Task instructions:
Starting with the first line below, extract each line through the one that contains "minimum width=243pt, minimum", inclusive, excluding pictures.

Record set:
◆ ◆ ◆ ◆ ◆ ◆ ◆

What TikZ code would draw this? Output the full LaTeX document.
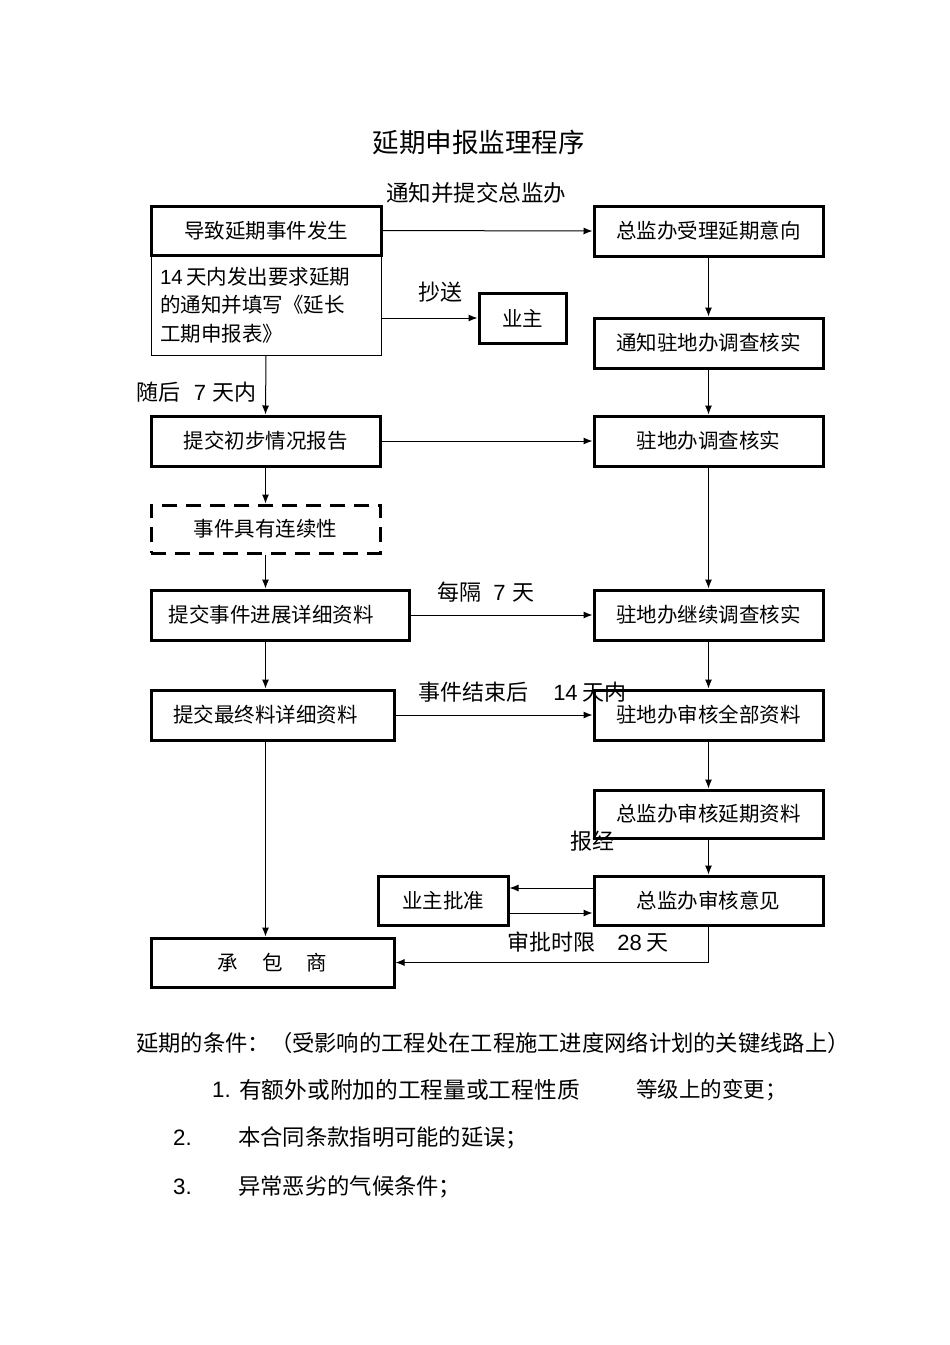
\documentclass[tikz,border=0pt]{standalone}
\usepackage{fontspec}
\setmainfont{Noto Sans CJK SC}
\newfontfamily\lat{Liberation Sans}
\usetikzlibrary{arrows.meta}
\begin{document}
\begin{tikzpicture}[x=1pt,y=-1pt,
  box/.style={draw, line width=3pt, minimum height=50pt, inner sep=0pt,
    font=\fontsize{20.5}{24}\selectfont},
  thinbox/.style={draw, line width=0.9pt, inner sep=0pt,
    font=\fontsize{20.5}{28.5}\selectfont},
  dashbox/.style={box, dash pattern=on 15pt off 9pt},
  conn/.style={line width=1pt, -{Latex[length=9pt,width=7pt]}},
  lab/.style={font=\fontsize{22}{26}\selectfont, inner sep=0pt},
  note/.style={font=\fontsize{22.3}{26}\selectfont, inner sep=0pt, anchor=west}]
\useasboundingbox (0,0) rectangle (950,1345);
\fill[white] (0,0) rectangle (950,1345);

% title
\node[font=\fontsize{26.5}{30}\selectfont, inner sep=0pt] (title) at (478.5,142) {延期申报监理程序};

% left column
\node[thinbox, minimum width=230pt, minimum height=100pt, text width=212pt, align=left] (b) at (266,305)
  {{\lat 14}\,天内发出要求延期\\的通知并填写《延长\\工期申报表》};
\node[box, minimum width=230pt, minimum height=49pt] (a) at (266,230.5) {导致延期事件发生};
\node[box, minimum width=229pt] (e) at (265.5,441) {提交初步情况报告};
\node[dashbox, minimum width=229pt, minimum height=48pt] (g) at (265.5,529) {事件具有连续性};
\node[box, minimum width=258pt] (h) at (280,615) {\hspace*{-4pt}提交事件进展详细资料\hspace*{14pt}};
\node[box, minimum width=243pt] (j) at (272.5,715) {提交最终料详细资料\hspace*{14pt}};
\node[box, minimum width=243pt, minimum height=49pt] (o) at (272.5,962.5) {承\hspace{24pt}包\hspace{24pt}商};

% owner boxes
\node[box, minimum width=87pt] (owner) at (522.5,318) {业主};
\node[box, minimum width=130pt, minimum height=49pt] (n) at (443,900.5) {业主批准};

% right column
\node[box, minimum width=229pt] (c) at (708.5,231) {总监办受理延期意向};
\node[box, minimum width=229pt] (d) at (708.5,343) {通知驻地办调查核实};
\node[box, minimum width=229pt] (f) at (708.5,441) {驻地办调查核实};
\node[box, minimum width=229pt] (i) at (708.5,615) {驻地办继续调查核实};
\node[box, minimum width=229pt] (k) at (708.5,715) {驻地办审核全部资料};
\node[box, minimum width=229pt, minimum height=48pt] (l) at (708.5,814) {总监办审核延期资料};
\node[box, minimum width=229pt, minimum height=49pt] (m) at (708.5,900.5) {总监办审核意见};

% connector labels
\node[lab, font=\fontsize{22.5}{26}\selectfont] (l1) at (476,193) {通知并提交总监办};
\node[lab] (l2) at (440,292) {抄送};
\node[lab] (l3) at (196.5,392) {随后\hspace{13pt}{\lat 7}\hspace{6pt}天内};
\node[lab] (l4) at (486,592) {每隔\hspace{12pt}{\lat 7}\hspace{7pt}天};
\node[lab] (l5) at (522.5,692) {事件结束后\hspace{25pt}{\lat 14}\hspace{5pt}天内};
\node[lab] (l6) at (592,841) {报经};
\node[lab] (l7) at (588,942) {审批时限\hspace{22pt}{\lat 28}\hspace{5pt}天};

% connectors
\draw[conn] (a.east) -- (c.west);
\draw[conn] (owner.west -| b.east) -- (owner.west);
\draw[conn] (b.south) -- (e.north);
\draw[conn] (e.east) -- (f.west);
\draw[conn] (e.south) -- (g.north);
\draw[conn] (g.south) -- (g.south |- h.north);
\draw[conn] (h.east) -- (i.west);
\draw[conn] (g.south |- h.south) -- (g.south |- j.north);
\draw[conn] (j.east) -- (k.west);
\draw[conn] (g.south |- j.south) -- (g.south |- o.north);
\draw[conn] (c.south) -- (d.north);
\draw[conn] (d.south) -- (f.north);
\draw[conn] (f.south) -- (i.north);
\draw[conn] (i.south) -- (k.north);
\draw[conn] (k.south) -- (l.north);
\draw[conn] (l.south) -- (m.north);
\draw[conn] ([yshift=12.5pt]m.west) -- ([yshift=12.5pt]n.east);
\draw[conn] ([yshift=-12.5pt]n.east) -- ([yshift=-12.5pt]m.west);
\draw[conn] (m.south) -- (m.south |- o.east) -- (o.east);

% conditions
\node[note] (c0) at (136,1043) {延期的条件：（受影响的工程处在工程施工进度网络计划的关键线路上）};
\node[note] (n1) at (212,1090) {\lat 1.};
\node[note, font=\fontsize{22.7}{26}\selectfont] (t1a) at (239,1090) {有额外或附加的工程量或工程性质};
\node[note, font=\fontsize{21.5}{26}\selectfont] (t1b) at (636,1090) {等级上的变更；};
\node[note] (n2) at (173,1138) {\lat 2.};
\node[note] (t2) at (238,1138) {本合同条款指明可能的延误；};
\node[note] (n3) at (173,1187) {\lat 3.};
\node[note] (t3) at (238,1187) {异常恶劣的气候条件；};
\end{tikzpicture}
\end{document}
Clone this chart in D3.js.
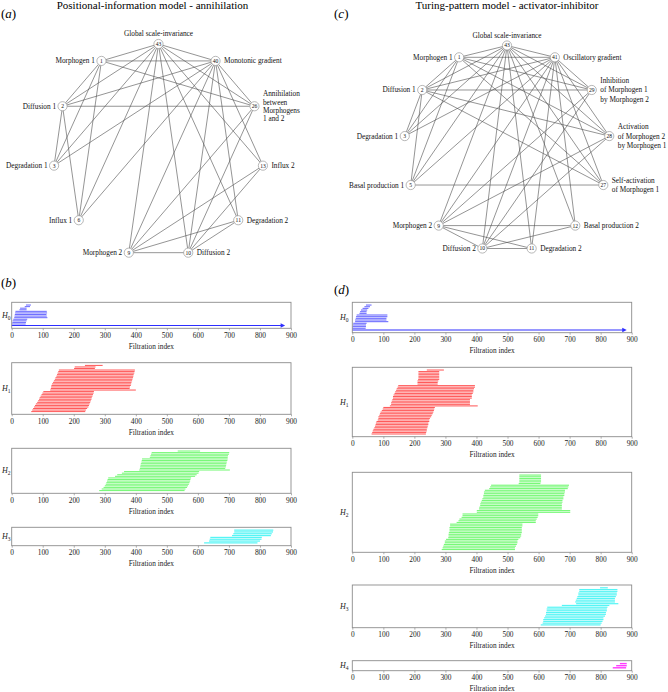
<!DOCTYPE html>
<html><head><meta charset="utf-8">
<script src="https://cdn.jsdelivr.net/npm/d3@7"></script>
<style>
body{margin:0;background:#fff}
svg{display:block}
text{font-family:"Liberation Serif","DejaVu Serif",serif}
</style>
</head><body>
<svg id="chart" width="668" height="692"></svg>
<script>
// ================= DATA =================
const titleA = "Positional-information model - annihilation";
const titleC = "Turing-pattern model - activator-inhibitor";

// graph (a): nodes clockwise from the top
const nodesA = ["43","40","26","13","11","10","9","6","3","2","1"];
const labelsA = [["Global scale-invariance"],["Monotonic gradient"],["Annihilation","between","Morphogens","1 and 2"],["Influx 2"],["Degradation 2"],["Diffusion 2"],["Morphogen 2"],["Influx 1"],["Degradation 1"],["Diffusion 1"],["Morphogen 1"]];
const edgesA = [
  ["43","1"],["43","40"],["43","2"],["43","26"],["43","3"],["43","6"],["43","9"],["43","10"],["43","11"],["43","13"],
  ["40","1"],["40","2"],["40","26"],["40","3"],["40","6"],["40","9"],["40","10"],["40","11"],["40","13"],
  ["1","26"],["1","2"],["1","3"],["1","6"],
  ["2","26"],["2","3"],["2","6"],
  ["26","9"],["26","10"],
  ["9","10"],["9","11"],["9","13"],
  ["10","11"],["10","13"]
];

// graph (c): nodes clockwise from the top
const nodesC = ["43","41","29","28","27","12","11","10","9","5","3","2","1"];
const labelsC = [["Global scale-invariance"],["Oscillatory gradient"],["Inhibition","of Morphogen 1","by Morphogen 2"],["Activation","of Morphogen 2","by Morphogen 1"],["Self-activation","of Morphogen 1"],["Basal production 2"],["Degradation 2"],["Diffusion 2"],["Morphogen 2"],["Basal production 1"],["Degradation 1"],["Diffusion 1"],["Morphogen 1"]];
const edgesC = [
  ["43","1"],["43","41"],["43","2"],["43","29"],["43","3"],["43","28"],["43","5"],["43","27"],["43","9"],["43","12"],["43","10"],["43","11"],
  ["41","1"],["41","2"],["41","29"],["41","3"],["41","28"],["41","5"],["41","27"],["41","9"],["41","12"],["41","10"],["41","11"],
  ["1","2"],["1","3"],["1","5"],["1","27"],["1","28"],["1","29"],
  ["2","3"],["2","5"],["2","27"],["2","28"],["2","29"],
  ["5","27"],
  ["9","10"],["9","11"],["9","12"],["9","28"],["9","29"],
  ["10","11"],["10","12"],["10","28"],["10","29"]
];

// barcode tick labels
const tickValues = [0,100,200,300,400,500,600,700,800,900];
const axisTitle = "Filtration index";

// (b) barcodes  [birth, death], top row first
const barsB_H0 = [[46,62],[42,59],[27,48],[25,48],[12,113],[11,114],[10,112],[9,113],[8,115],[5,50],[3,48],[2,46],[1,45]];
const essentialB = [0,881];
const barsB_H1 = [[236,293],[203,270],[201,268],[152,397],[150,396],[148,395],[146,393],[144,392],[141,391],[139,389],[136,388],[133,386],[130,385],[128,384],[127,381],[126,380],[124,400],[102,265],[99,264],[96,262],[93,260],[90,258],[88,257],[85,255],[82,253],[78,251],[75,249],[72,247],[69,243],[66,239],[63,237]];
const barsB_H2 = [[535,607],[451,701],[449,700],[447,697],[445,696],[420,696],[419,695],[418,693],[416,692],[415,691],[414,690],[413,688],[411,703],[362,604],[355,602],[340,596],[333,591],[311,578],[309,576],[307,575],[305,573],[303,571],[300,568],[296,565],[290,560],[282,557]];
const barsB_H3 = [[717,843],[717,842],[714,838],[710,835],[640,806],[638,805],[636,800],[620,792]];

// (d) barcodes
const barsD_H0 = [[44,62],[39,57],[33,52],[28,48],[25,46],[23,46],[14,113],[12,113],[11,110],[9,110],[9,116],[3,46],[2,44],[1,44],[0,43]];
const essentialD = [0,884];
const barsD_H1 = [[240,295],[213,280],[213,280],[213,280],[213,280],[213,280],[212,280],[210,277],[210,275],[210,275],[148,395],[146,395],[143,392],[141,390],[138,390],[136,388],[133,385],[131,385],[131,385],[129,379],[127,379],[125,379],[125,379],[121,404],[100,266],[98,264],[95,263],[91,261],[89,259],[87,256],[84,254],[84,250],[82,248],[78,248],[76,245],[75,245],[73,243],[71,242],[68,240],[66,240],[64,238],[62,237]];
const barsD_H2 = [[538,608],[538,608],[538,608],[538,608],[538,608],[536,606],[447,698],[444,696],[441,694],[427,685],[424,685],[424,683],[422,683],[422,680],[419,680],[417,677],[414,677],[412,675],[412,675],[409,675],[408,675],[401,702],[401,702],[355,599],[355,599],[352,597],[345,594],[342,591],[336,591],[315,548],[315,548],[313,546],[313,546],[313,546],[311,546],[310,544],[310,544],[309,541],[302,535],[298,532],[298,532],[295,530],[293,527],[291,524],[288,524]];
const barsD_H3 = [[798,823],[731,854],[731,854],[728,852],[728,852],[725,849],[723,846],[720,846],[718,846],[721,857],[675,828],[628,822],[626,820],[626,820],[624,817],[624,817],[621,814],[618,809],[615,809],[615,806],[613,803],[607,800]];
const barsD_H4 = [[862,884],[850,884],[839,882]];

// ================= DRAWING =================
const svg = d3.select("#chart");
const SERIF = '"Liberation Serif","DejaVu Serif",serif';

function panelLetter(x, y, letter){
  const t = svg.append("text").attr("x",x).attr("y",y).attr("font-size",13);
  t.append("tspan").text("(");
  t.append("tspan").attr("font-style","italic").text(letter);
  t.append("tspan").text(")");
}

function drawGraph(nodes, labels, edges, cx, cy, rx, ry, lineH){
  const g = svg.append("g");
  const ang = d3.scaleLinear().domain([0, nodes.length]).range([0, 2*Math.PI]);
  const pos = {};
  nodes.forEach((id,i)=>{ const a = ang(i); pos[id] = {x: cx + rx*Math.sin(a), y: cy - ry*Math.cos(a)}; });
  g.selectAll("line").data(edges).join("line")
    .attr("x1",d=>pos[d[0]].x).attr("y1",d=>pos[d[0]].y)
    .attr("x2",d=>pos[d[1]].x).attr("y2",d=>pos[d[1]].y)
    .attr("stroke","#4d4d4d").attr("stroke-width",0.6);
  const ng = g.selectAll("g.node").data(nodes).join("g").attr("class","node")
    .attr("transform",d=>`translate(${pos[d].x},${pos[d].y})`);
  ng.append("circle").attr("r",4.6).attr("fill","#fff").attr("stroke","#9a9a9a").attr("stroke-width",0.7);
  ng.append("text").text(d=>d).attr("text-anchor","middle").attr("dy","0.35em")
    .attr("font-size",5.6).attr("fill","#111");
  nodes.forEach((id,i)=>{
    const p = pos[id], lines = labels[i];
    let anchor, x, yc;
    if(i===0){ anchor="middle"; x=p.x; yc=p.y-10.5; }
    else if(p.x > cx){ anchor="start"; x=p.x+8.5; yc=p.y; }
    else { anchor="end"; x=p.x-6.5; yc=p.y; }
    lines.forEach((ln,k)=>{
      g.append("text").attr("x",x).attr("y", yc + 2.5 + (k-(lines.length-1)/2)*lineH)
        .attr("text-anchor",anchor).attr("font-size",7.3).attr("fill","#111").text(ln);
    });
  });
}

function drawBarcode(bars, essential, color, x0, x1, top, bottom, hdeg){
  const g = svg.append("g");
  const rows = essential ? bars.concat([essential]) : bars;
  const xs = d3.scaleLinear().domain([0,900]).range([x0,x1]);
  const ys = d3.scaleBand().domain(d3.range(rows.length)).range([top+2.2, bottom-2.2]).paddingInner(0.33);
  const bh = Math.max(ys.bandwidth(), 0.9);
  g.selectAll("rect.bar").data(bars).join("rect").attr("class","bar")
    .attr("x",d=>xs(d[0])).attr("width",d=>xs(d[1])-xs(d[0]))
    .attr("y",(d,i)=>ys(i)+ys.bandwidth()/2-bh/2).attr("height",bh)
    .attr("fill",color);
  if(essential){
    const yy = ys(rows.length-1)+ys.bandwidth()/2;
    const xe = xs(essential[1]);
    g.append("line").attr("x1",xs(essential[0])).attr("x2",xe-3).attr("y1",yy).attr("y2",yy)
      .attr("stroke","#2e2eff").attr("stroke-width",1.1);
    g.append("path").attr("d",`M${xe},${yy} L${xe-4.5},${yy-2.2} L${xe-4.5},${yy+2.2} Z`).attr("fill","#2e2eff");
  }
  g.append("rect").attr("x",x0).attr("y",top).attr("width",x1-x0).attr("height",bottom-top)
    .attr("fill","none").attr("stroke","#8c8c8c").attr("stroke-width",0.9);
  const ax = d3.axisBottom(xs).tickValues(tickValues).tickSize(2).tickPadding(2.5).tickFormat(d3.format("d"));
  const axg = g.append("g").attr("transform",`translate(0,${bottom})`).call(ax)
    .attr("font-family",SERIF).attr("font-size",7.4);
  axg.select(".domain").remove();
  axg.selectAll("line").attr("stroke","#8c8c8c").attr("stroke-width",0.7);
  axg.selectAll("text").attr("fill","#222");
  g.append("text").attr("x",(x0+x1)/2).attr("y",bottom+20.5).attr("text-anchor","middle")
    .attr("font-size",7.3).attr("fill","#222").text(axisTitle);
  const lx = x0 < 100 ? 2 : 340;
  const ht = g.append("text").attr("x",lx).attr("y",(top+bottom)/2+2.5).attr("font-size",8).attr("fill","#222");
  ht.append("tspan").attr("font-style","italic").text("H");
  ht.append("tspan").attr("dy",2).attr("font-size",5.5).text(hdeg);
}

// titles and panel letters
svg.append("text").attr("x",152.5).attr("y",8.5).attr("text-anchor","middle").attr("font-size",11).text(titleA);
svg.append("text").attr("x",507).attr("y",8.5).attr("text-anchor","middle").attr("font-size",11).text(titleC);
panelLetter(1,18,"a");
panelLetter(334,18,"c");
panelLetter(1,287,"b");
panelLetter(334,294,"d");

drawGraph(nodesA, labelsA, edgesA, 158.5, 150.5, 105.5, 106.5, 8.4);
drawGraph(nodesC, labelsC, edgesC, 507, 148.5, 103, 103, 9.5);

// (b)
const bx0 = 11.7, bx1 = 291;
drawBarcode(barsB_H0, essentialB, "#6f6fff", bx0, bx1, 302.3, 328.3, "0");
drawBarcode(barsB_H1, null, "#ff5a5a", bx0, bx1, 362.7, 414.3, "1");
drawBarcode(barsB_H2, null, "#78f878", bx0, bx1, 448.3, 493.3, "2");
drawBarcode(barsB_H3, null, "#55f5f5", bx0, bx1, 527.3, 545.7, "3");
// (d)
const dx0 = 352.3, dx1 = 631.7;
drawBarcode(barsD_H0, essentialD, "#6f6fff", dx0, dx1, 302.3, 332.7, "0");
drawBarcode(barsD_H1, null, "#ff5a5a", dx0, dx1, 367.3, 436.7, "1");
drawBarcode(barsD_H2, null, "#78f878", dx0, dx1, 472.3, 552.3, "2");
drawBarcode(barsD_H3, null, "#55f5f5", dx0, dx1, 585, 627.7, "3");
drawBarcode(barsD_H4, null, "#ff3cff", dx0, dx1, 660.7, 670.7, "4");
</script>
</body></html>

◆ ◆ ◆ ◆ ◆ ◆ ◆

Answer to the exercise:
What TikZ code would draw this? Output the full LaTeX document.
\documentclass[tikz,border=0pt]{standalone}
\usepackage{fontspec}
\setmainfont{Noto Sans CJK SC}
\newfontfamily\lat{Liberation Sans}
\usetikzlibrary{arrows.meta}
\begin{document}
\begin{tikzpicture}[x=1pt,y=-1pt,
  box/.style={draw, line width=3pt, minimum height=50pt, inner sep=0pt,
    font=\fontsize{20.5}{24}\selectfont},
  thinbox/.style={draw, line width=0.9pt, inner sep=0pt,
    font=\fontsize{20.5}{28.5}\selectfont},
  dashbox/.style={box, dash pattern=on 15pt off 9pt},
  conn/.style={line width=1pt, -{Latex[length=9pt,width=7pt]}},
  lab/.style={font=\fontsize{22}{26}\selectfont, inner sep=0pt},
  note/.style={font=\fontsize{22.3}{26}\selectfont, inner sep=0pt, anchor=west}]
\useasboundingbox (0,0) rectangle (950,1345);
\fill[white] (0,0) rectangle (950,1345);

% title
\node[font=\fontsize{26.5}{30}\selectfont, inner sep=0pt] (title) at (478.5,142) {延期申报监理程序};

% left column
\node[thinbox, minimum width=230pt, minimum height=100pt, text width=212pt, align=left] (b) at (266,305)
  {{\lat 14}\,天内发出要求延期\\的通知并填写《延长\\工期申报表》};
\node[box, minimum width=230pt, minimum height=49pt] (a) at (266,230.5) {导致延期事件发生};
\node[box, minimum width=229pt] (e) at (265.5,441) {提交初步情况报告};
\node[dashbox, minimum width=229pt, minimum height=48pt] (g) at (265.5,529) {事件具有连续性};
\node[box, minimum width=258pt] (h) at (280,615) {\hspace*{-4pt}提交事件进展详细资料\hspace*{14pt}};
\node[box, minimum width=243pt] (j) at (272.5,715) {提交最终料详细资料\hspace*{14pt}};
\node[box, minimum width=243pt, minimum height=49pt] (o) at (272.5,962.5) {承\hspace{24pt}包\hspace{24pt}商};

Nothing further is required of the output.